MHP, Cumhur ittifakının zayıf karnıymış gibi sunuluyor ama değil. HDP eski HDP ama MHP eski MHP değil. Türk milliyetçiliği, Devlet Bey’le beraber yeni ufuklar edindi, kapsayıcı bir milliyetçiliği ifade ediyor. Beka sorunu, Kürtler için, MHP’yle kurulan ittifaktan daha öncelikli. Muhafazakar Kürtler’in eleştirileri olsa da MHP’yi Kürtlerle, Kürtleri MHP’yle korkutmanın siyasi karşılığı yok. Etnik fay hatlarının geçmişte en sert yaşandığı Mersin gibi şehirlere bakın, HDP tabanı ve MHP tabanı arasında sorun yaşamadığını görürsünüz. 

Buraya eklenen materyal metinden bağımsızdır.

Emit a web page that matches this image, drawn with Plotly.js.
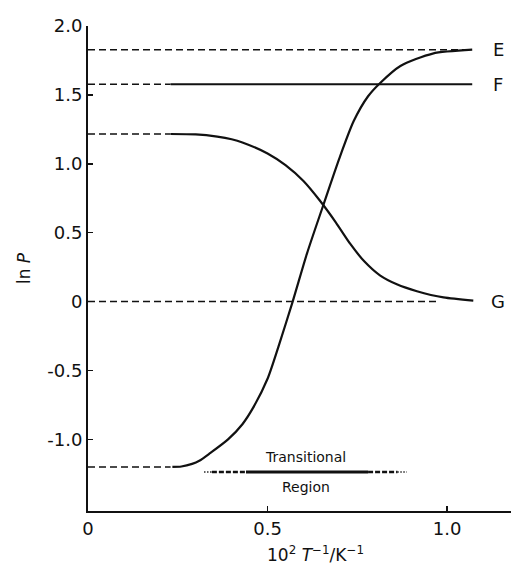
<!DOCTYPE html>
<html>
<head>
<meta charset="utf-8">
<script src="https://cdn.plot.ly/plotly-3.0.1.min.js"></script>
<style>html,body{margin:0;padding:0;background:#fff;}#chart{width:511px;height:570px;}</style>
</head>
<body>
<div id="chart"></div>
<script>
// Curve E (rising sigmoid)
const eX = [0.235, 0.26, 0.29, 0.31, 0.34, 0.39, 0.43, 0.46, 0.50, 0.53, 0.57, 0.61, 0.654, 0.70, 0.74, 0.78, 0.813, 0.87, 0.96, 1.07];
const eY = [-1.20, -1.197, -1.178, -1.155, -1.10, -1.00, -0.89, -0.77, -0.56, -0.33, 0.0, 0.35, 0.69, 1.04, 1.31, 1.49, 1.585, 1.71, 1.80, 1.828];
// Curve G (falling sigmoid)
const gX = [0.23, 0.30, 0.36, 0.40, 0.43, 0.50, 0.55, 0.60, 0.645, 0.69, 0.73, 0.77, 0.813, 0.86, 0.916, 0.99, 1.073];
const gY = [1.216, 1.213, 1.197, 1.178, 1.155, 1.075, 0.99, 0.875, 0.735, 0.575, 0.42, 0.29, 0.19, 0.125, 0.075, 0.03, 0.007];
// Limiting levels
const levelE = 1.828, levelF = 1.578, levelGhigh = 1.216, levelGlow = 0.0, levelElow = -1.20;
const curveStart = 0.23, curveEnd = 1.07, zeroDashEnd = 0.98;
// Transitional region bar
const regionX = [0.324, 0.345, 0.44, 0.78, 0.862, 0.888];
const regionY = -1.237;
// Axis ticks
const xTicks = [0, 0.5, 1.0];
const xTickText = ["0", "0.5", "1.0"];
const yTicks = [-1.0, -0.5, 0, 0.5, 1.0, 1.5, 2.0];
const yTickText = ["-1.0", "-0.5", "0", "0.5", "1.0", "1.5", "2.0"];
const curveLabels = ["E", "F", "G"];
const curveLabelY = [levelE, levelF, levelGlow];

const black = '#111';
const dashS = '7px,4px';
const dashLine = (x0, x1, y) => ({x:[x0,x1], y:[y,y], mode:'lines', line:{color:black, width:1.5, dash:dashS}, hoverinfo:'skip'});
const traces = [
  dashLine(0, curveEnd, levelE),
  dashLine(0, curveStart, levelF),
  {x:[curveStart, curveEnd], y:[levelF, levelF], mode:'lines', line:{color:black, width:2}},
  dashLine(0, curveStart, levelGhigh),
  dashLine(0, zeroDashEnd, levelGlow),
  dashLine(0, curveStart, levelElow),
  {x:eX, y:eY, mode:'lines', line:{color:black, width:2.2, shape:'spline', smoothing:0.7}},
  {x:gX, y:gY, mode:'lines', line:{color:black, width:2.2, shape:'spline', smoothing:0.7}},
  {x:[regionX[0], regionX[1]], y:[regionY, regionY], mode:'lines', line:{color:black, width:2, dash:'1px,2px'}},
  {x:[regionX[1], regionX[2]], y:[regionY, regionY], mode:'lines', line:{color:black, width:2.5, dash:'5px,2px'}},
  {x:[regionX[2], regionX[3]], y:[regionY, regionY], mode:'lines', line:{color:black, width:3}},
  {x:[regionX[3], regionX[4]], y:[regionY, regionY], mode:'lines', line:{color:black, width:2.5, dash:'5px,2px'}},
  {x:[regionX[4], regionX[5]], y:[regionY, regionY], mode:'lines', line:{color:black, width:2, dash:'1px,2px'}}
];

const font = 'DejaVu Sans, sans-serif';
const annotations = curveLabels.map((t, i) => ({
  x: 1.142, y: curveLabelY[i], xref:'x', yref:'y', text:t, showarrow:false,
  font:{family:font, size:18, color:black}
}));
annotations.push({x:0.607, y:-1.128, xref:'x', yref:'y', text:'Transitional', showarrow:false, font:{family:font, size:14, color:black}});
annotations.push({x:0.607, y:-1.345, xref:'x', yref:'y', text:'Region', showarrow:false, font:{family:font, size:14, color:black}});
annotations.push({x:0.537, y:-0.088, xref:'paper', yref:'paper', yanchor:'middle', text:'10<sup>2</sup> <i>T</i><sup>−1</sup>/K<sup>−1</sup>', showarrow:false, font:{family:font, size:17, color:black}});

const layout = {
  width:511, height:570,
  margin:{l:88, r:0, t:26, b:59},
  paper_bgcolor:'#fff', plot_bgcolor:'#fff',
  showlegend:false,
  xaxis:{range:[0, 1.178], showline:true, linecolor:black, linewidth:2, ticks:'inside', ticklen:5, tickwidth:1.5, tickcolor:black,
    tickvals:xTicks, ticktext:xTickText, showgrid:false, zeroline:false, tickfont:{family:font, size:18, color:black}},
  yaxis:{range:[-1.52, 2.0], showline:true, linecolor:black, linewidth:2, ticks:'inside', ticklen:5, tickwidth:1.5, tickcolor:black,
    tickvals:yTicks, ticktext:yTickText, showgrid:false, zeroline:false, tickfont:{family:font, size:18, color:black},
    title:{text:'ln <i>P</i>', font:{family:font, size:17, color:black}, standoff:12}},
  annotations: annotations
};
Plotly.newPlot('chart', traces, layout, {displayModeBar:false, staticPlot:true});
</script>
</body>
</html>
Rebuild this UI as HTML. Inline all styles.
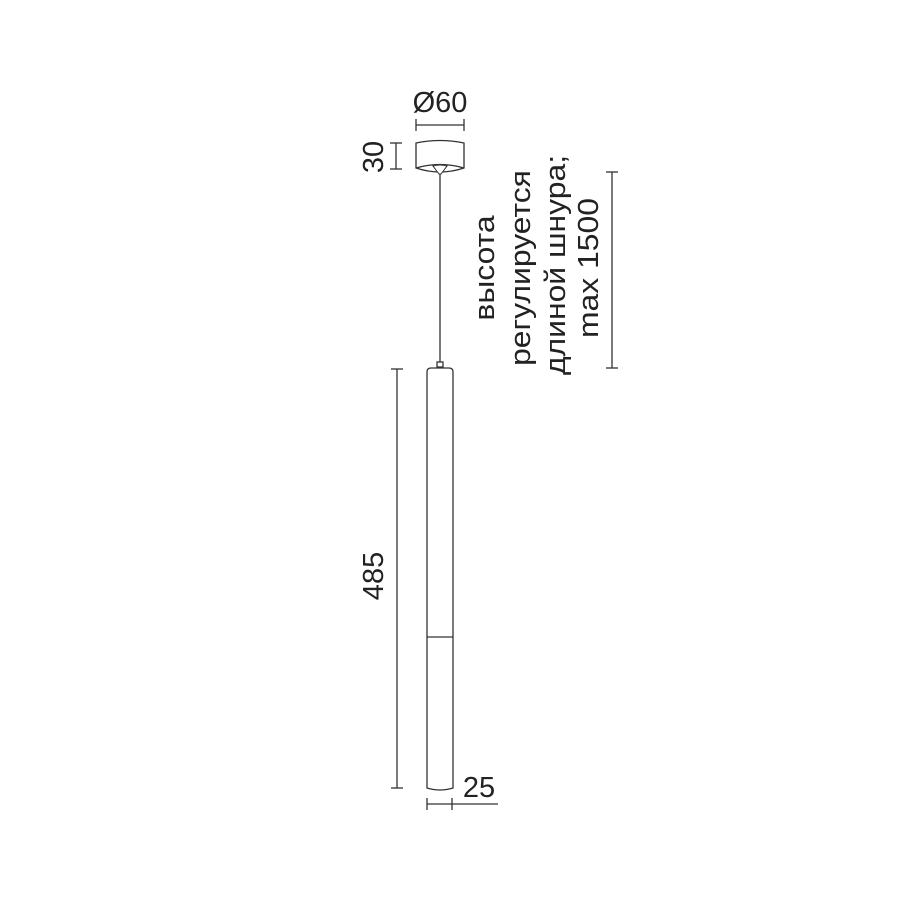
<!DOCTYPE html>
<html><head><meta charset="utf-8"><style>
html,body{margin:0;padding:0;background:#fff;}
svg{display:block;}
text{font-family:"Liberation Sans",sans-serif;fill:#222;}
</style></head><body>
<svg width="900" height="900" viewBox="0 0 900 900" xmlns="http://www.w3.org/2000/svg">
<g stroke="#333" stroke-width="1.3" fill="none">
  <path d="M416,143 Q440,138 464,143 L464,168 Q440,176 416,168 Z" fill="#fff"/>
  <path d="M416,168 Q440,161 464,168"/>
  <path d="M433,166 Q440,164 447,166 L441,174 L439,174 Z" fill="#fff" stroke-width="1"/>
  <line x1="440" y1="174" x2="440" y2="362"/>
  <rect x="437" y="362" width="6" height="5" fill="#fff"/>
  <path d="M427,372 Q427,368 431,368 L449,368 Q453,368 453,372 L453,788 Q440,792 427,788 Z" fill="#fff"/>
  <line x1="427" y1="637" x2="453" y2="637"/>
  <line x1="397" y1="369" x2="397" y2="788"/>
  <line x1="391" y1="369" x2="403" y2="369"/>
  <line x1="391" y1="788" x2="403" y2="788"/>
  <line x1="427" y1="804" x2="498" y2="804"/>
  <line x1="427" y1="798" x2="427" y2="810"/>
  <line x1="452" y1="798" x2="452" y2="810"/>
  <line x1="416" y1="125" x2="464" y2="125"/>
  <line x1="416" y1="119" x2="416" y2="131"/>
  <line x1="464" y1="119" x2="464" y2="131"/>
  <line x1="396" y1="143" x2="396" y2="169"/>
  <line x1="390" y1="143" x2="402" y2="143"/>
  <line x1="390" y1="169" x2="402" y2="169"/>
  <line x1="612" y1="172" x2="612" y2="368"/>
  <line x1="606" y1="172" x2="618" y2="172"/>
  <line x1="606" y1="368" x2="618" y2="368"/>
</g>
<text x="440" y="112" font-size="29" text-anchor="middle">Ø60</text>
<text x="479" y="797" font-size="29" text-anchor="middle">25</text>
<text transform="translate(383,576) rotate(-90)" font-size="29" text-anchor="middle">485</text>
<text transform="translate(383,157) rotate(-90)" font-size="29" text-anchor="middle">30</text>
<g font-size="29" text-anchor="middle">
  <text transform="translate(494,268) rotate(-90) scale(1.1,1)">высота</text>
  <text transform="translate(530,268) rotate(-90) scale(1.1,1)">регулируется</text>
  <text transform="translate(565,265) rotate(-90) scale(1.1,1)">длиной шнура;</text>
  <text transform="translate(598,268) rotate(-90) scale(1.1,1)">max 1500</text>
</g>
</svg>
</body></html>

İttifak belki MHP’nin isterse eğer, kendisini Kürtlere yeniden anlatmasına da yol açabilir. Beğenen beğenir. Ama ittifakı felaket gibi sunmak art niyettir. Siz gidip Amerikalılarla iş tutacak, bu uğurda size inanan binlerce Kürt gencinin ölmesine sebep olacaksınız, sonra da son çeyrek yüzyılda, Türk Milliyetçiliğini sokaktan, illegal ilişkilerden ve ihanetten uzak tutmuş bir parti ve lideriyle cumhur ittifakı yapılmasını eleştirip, inandırıcı olacağınıza kanaat getireceksiniz. Boş şeyler bunlar.

Beka riski Kürtleri PKK’dan uzaklaştırdı

“Hendek savaşları 15 Temmuz’a hazırlıktı. Kürtler Nusaybin, Cizre ve Sur’da PKK’yı destekleseydi, Türkiye iki şehir birkaç ilçesini PKK’dan kurtaramadan 15 Temmuz yaşansaydı tablo daha ağır olabilirdi. 15 Temmuz’un da çukurların da patronu aynı. Ama halk tecrübesi ve siyasi hafızası üzerinden baktı. Bölünme kaygıları, Kürt halkını PKK’dan uzaklaştıran en önemli sebeptir. Suriye ve Irak’ta dağılan ortak aidiyet duygusu Türkiye’de hendek ve 15 Temmuz felaketiyle zayıflamak yerine daha da güçlendi”.

Bölgeye bu Newrozda bahar geldi

“Şehirlerde büyük değişim var. Kayyum belediyeleri, HDP yönetiminin 15 yılda yapamadığı hizmetleri birkaç ayda gerçekleştiriyor. Silahların gölgesinde yaşamaktan kurtulduk. Kimse oğlunu kızını dağa yollamıyor artık. GAP gibi büyük milli projeler bitti bitiyor. Bereket artacak, işsizlik azalacak. Bölgenin turizm potansiyeli muazzam, güçlendirilmesi lazım. Erbil’e uçak seferlerinin başlaması çok iyi oldu. Habur’daki sıkıntılar aşılmalı. Yine de yolunda giden çok şey var ve evet bölgeye bahar geldi”.